May 15, 1874, 150 years ago: American football is invented.
What's that? You thought that happened on November 6, 1869, between Rutgers and Princeton? Well, that was the 1st football game played in America. But that was essentially a soccer game, 25-a-side. In 1870, these 2 schools in New Jersey were joined by Columbia University, of New York City.
In 1872 came another New Jersey school, the Hoboken-based Stevens Institute of Technology; and Yale University, of New Haven, Connecticut. In 1873 came Harvard University, of Cambridge, Massachusetts, across the Charles River from Boston; and the 1st game in the South, between Washington & Lee University and the Virginia Military Institute (VMI), which are practically next-door to each other in Lexington, Virginia.
So what happened on May 15, 1874?
Essentially, McGill University, in Montreal, Quebec, is Canada's answer to Harvard, right down to the use of Crimson red as the school color.

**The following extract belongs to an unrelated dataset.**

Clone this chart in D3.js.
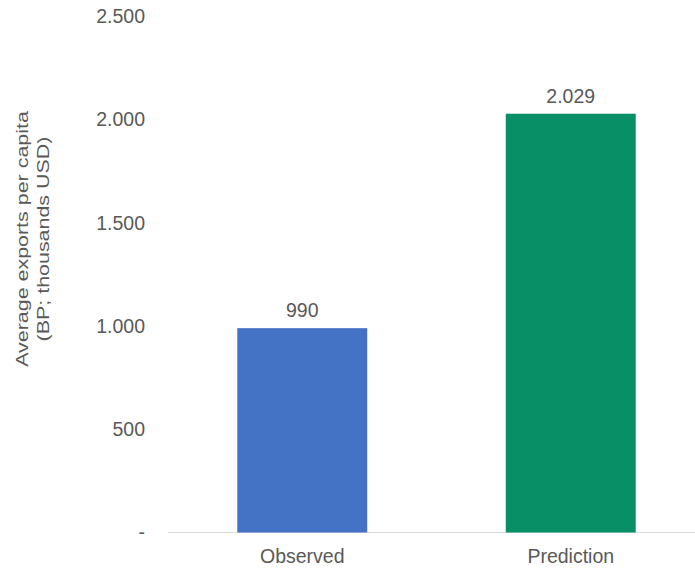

Both Harvard's men and McGill's men believed themselves to be sporting gentlemen, in the tradition of the Victorian Era that was pretty much at its peak in the 1870s.
As citizens of the British Empire, McGill's men believed themselves to be honest, brave, and examples for the youth of the world to follow. The University's motto is Grandescunt Aucta Labore, Latin for "By work, all things increase and grow."
As citizens of the United States of America, Harvard's men believed the same things of themselves, with the added touch of being the inheritors of the American Revolution. The University's motto is simply Veritas, Latin for "Truth."
Having heard that Harvard had one the best football teams in America, McGill started its football program in 1874, and challenged Harvard to a game of "football." It would be the 1st-ever "football" game between American and Canadian teams. Wishing to maintain their appearance as honorable sportsmen, Harvard happily accepted.
But when the McGill men got to Harvard's Jarvis Field on May 14, they discovered that the game Harvard thought they'd been invited to play was soccer -- which got shortened to "assoc." and eventually to "soccer." The McGill men expected that they would be playing rugby (which has frequently been called "rugger").
Being "sportsmen" and "gentlemen," the team captains met to discuss the discrepancy with civility. There may have been tea involved, or perhaps a stronger beverage.
They came up with a compromise: They would play a game under Harvard's "Boston game" rules, and another game under the "code" of "rugby union," the version of football most familiar to Canada at the time. (Indeed, the predecessor to the CFL, the Canadian Football League, was the CRU, the Canadian Rugby Union.)
At least, that's the story I'd been led to believe. But, as Richard Hershberger, a historian who specializes in the post-Civil War period, points out, an article in The Boston Globe of May 11 suggests that the teams already knew ahead of time about the discrepancy, and that the compromise was worked out, by either mail or telegram. (The telephone was invented 2 years later, also in Boston. Note that, just as baseball was often spelled as 2 words at the time, or hyphenated, "base ball" or "base-ball," so, too, is "foot-ball" hyphenated here.)
On May 14, Harvard won the soccer game 3-0. The following day, they met for the rugby match, which ended 0-0. As Hershberger puts it:
This is the most important game in the history of American sport. I write this with no exaggeration. This is the game that converted Harvard to the rugby rules. Harvard then went forth and explained to the other schools that Harvard is Harvard and you other schools are not, so that is that. Next year, rugby will be adopted as for intercollegiate matches. From there they will immediately begin fiddling with the rules, and by 1880 will have distinctive features of American football. Most schools in 1874 favored a kicking game. Were it not for today's game, college football would be soccer, or something very close to it.
The Harvard men liked the rugby version, including the "try." Later in the year, their officials met with officials from the other football-playing schools, and the rules were combined with those of the soccer generally considered "football" in America, and carrying the ball was officially allowed, and the "try" became the "touchdown."So if you want to know why America plays the gridiron game instead of the sport that most of the rest of the world calls "football" or some variant, blame Harvard and McGill.
Like St. John's University in New York City's Queens, McGill used to call their team the Redmen. Despite the Indigenous heritage of Canada, it had nothing to do with the people then usually called "Indians": University founder James McGill, like many Scotsmen, had red hair. The name was used from 1927 to 2020, when it was changed to Redbirds.
"Redbirds" was chosen as a match for the name for their women's teams, the Martlets. Their women's sports department was founded in 1976, and their women's teams were named for the birds shown on the McGill family crest.